Thoughts for the First Sunday after Christmas

Sunday, December 28: First Sunday after Christmas
  
Praise the LORD from the earth,
you sea monsters and all you ocean depths!
Do the same, fire and hail, snow and smoke,
stormy wind that does what God says!
Do the same, you mountains, every single hill,
fruit trees, and every single cedar!
Do the same, you animalswild or tame
you creatures that creep along and you birds that fly!
Do the same, you kings of the earth and every single person,
you princes and every single ruler on earth!
 ~Psalm 148:7-11

Read Psalm 148
 
So, how’s your Christmas season going? Do you feel like Christmas is already over and done with? Are you recuperating from a season of overabundance and overindulgence that seems long past, already?

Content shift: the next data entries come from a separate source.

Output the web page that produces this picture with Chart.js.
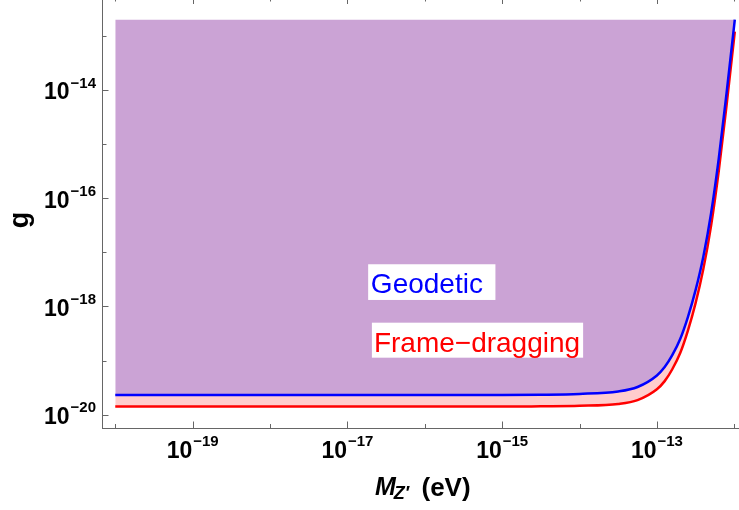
<!DOCTYPE html>
<html>
<head>
<meta charset="utf-8">
<script src="https://cdn.jsdelivr.net/npm/chart.js@4.4.1/dist/chart.umd.min.js"></script>
<style>
  html, body { margin: 0; padding: 0; background: #ffffff; }
  canvas { display: block; }
</style>
</head>
<body>
<canvas id="c" width="739" height="510"></canvas>
<script>
// Z' mass (eV) at which each bound is sampled
const massEV = [1e-20, 1e-17, 1e-15, 3.16e-15, 1e-14, 3.16e-14, 5.62e-14, 1e-13, 1.26e-13,
  1.58e-13, 2e-13, 2.51e-13, 3.16e-13, 3.98e-13, 5.01e-13, 6.31e-13, 7.94e-13, 1e-12, 1.015e-12];
// coupling bound from geodetic precession
const gGeodetic = [2.31e-20, 2.31e-20, 2.32e-20, 2.34e-20, 2.42e-20, 2.69e-20, 3.25e-20, 5.31e-20, 7.59e-20,
  1.26e-19, 2.51e-19, 6.31e-19, 2.00e-18, 8.32e-18, 5.25e-17, 5.50e-16, 8.71e-15, 1.63e-13, 2e-13];
// coupling bound from frame dragging
const gFrameDragging = [1.41e-20, 1.41e-20, 1.41e-20, 1.43e-20, 1.46e-20, 1.58e-20, 1.86e-20, 2.95e-20, 4.17e-20,
  6.92e-20, 1.38e-19, 3.55e-19, 1.15e-18, 4.90e-18, 3.09e-17, 3.24e-16, 5.13e-15, 9.77e-14, 1.20e-13];
// upper edge of the shaded excluded region
const regionTop = 2e-13;

// tick decades (all get a mark, the listed ones get a label)
const xTickExponents = [-20, -19, -18, -17, -16, -15, -14, -13, -12];
const xLabelExponents = [-19, -17, -15, -13];
const yTickExponents = [-20, -19, -18, -17, -16, -15, -14, -13];
const yLabelExponents = [-20, -18, -16, -14];

const seriesNames = ['Geodetic', 'Frame\u2212dragging'];

const FONT = '"Liberation Sans", Arial, sans-serif';
const AXIS_COLOR = '#666666';
const BLUE = '#0000ff';
const RED = '#ff0000';
const PURPLE = '#cba3d5';
const PINK = '#ffcccc';

function toPoints(xs, ys) {
  return xs.map((x, i) => ({ x: x, y: ys[i] }));
}

function drawPower(ctx, exp, x, baseY, supY, align) {
  const baseFont = 'bold 23px ' + FONT;
  const supFont = 'bold 15px ' + FONT;
  const base = '10';
  const sup = '\u2212' + Math.abs(exp);
  ctx.font = baseFont;
  const wb = ctx.measureText(base).width;
  ctx.font = supFont;
  const ws = ctx.measureText(sup).width + 1;
  let start;
  if (align === 'center') start = x - (wb + ws) / 2;
  else start = x - (wb + ws);
  ctx.textAlign = 'left';
  ctx.textBaseline = 'alphabetic';
  ctx.font = baseFont;
  ctx.fillText(base, start, baseY);
  ctx.font = supFont;
  ctx.fillText(sup, start + wb + 1, supY);
}

const frameAndLabels = {
  id: 'frameAndLabels',
  afterDraw(chart) {
    const { ctx, chartArea: a, scales } = chart;
    const xs = scales.x, ys = scales.y;
    ctx.save();
    ctx.strokeStyle = AXIS_COLOR;
    ctx.lineWidth = 1;
    const seg = (x1, y1, x2, y2) => {
      ctx.beginPath(); ctx.moveTo(x1, y1); ctx.lineTo(x2, y2); ctx.stroke();
    };
    // inward tick marks on the bottom and top frame
    xTickExponents.forEach(k => {
      const px = Math.round(xs.getPixelForValue(Math.pow(10, k))) + 0.5;
      const len = xLabelExponents.includes(k) ? 6.5 : 4;
      seg(px, a.bottom, px, a.bottom - len);
      seg(px, a.top - 2.5, px, a.top - 2.5 + len);
    });
    // inward tick marks on the left frame
    yTickExponents.forEach(k => {
      const py = Math.round(ys.getPixelForValue(Math.pow(10, k))) + 0.5;
      const len = yLabelExponents.includes(k) ? 6 : 4;
      seg(a.left, py, a.left + len, py);
    });
    // tick labels
    ctx.fillStyle = '#000000';
    xLabelExponents.forEach(k => {
      const px = xs.getPixelForValue(Math.pow(10, k));
      drawPower(ctx, k, px, a.bottom + 29.5, a.bottom + 17.5, 'center');
    });
    yLabelExponents.forEach(k => {
      const py = ys.getPixelForValue(Math.pow(10, k));
      drawPower(ctx, k, a.left - 6.5, py + 9.3, py - 2.4, 'right');
    });
    // x axis title: M_Z' (eV)
    ctx.textAlign = 'left';
    ctx.textBaseline = 'alphabetic';
    ctx.font = 'italic bold 25px ' + FONT;
    const mStart = 375;
    ctx.fillText('M', mStart, a.bottom + 67);
    const wm = ctx.measureText('M').width;
    ctx.font = 'italic bold 18px ' + FONT;
    ctx.fillText('Z\u2032', mStart + wm - 2, a.bottom + 70.5);
    ctx.font = 'bold 26px ' + FONT;
    ctx.fillText('(eV)', 421.5, a.bottom + 67.5);
    // y axis title: g
    ctx.save();
    ctx.translate(28, (a.top + a.bottom) / 2 + 6);
    ctx.rotate(-Math.PI / 2);
    ctx.font = 'bold 27px ' + FONT;
    ctx.textAlign = 'center';
    ctx.fillText('g', 0, 0);
    ctx.restore();
    ctx.restore();
  },
  afterDatasetsDraw(chart) {
    const { ctx, scales } = chart;
    const xs = scales.x, ys = scales.y;
    const boxes = [
      { text: seriesNames[0], color: BLUE, m: 2.01e-17, g: 1.8e-18, padL: 2.7, padR: 12.5, up: 28.4, down: 7.3 },
      { text: seriesNames[1], color: RED, m: 2.2e-17, g: 1.46e-19, padL: 2, padR: 3, up: 29, down: 6 }
    ];
    ctx.save();
    ctx.font = '28px ' + FONT;
    ctx.textAlign = 'left';
    ctx.textBaseline = 'alphabetic';
    boxes.forEach(b => {
      const x = xs.getPixelForValue(b.m);
      const y = ys.getPixelForValue(b.g);
      const w = ctx.measureText(b.text).width;
      ctx.fillStyle = '#ffffff';
      ctx.fillRect(x - b.padL, y - b.up, w + b.padL + b.padR, b.up + b.down);
      ctx.fillStyle = b.color;
      ctx.fillText(b.text, x, y);
    });
    ctx.restore();
  }
};

new Chart(document.getElementById('c'), {
  type: 'line',
  data: {
    datasets: [
      {
        label: seriesNames[0],
        data: toPoints(massEV, gGeodetic),
        borderColor: BLUE,
        borderWidth: 2.5,
        pointRadius: 0,
        cubicInterpolationMode: 'monotone',
        fill: { value: regionTop },
        backgroundColor: PURPLE
      },
      {
        label: seriesNames[1],
        data: toPoints(massEV, gFrameDragging),
        borderColor: RED,
        borderWidth: 2.5,
        pointRadius: 0,
        cubicInterpolationMode: 'monotone',
        fill: 0,
        backgroundColor: PINK
      }
    ]
  },
  options: {
    responsive: false,
    animation: false,
    devicePixelRatio: 1,
    layout: { padding: 0 },
    plugins: { legend: { display: false }, tooltip: { enabled: false } },
    scales: {
      x: {
        type: 'logarithmic',
        position: 'bottom',
        min: Math.pow(10, -20.165),
        max: Math.pow(10, -11.939),
        ticks: { display: false },
        grid: { display: false, drawTicks: false },
        border: { display: true, color: AXIS_COLOR, width: 1 },
        afterFit(s) { s.height = 82; }
      },
      y: {
        type: 'logarithmic',
        position: 'left',
        min: Math.pow(10, -20.246),
        max: Math.pow(10, -12.336),
        ticks: { display: false },
        grid: { display: false, drawTicks: false },
        border: { display: true, color: AXIS_COLOR, width: 1 },
        afterFit(s) { s.width = 102.5; }
      }
    }
  },
  plugins: [frameAndLabels]
});
</script>
</body>
</html>
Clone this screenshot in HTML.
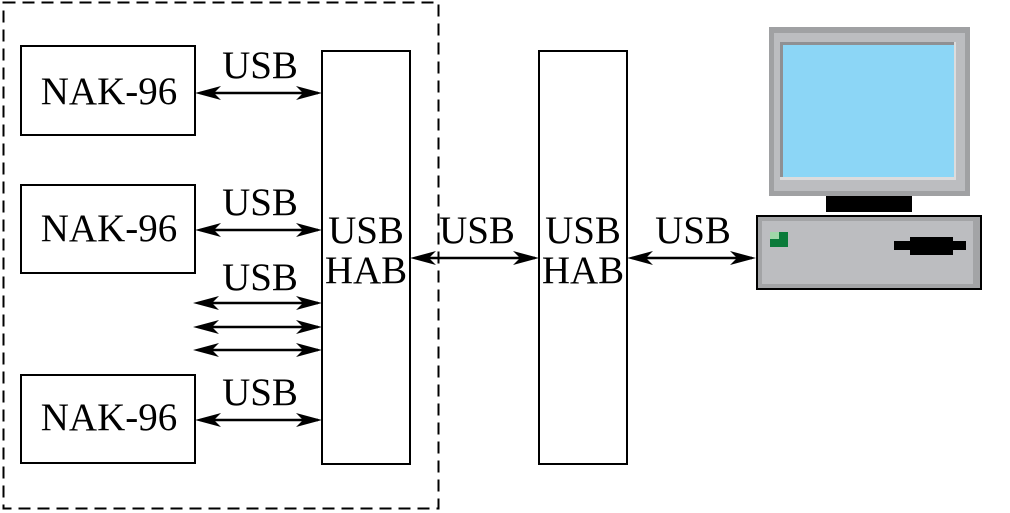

Well, Christmas isn’t over yet! In the church, the Christmas season doesn’t even begin until December 25th, and it lasts until January 6th, the day we observe Epiphany, the celebration of when the magi arrived to meet Jesus. When the radio stations cut off their Christmas music cold turkey on the 26th, though, and when people we love leave us or we have to leave them, due to work or school schedules, the season of Christmas doesn’t seem all that great. Yet our in our psalm for today, the psalmist exhorts all things to praise God...even the snow and storms (it’s already snowed twice this fall, as I’m writing this, and I am so not happy about that!). I find it unexpected for snow to be mentioned in a psalm, and I’m not entirely sure how I think the snowstorm praises God, but if the psalmist says the snow should praise God, along with sea monsters and ocean depths and, well, every creature on earth, then I guess even when Christmas seems like it’s all over and done with, and I’m tired and would like just a little more time to see family or to sleep in, or maybe even for Sunday to hold off for a few more days, I still better find a way to praise the Lord. Praise the Lord!

Prayer: O Great God, teach us how to praise you when we are caught up in the joy of Christmas and when Christmas seems to have passed us by and left us feeling tired and empty. Remind us that you are always worthy of our praise. Amen.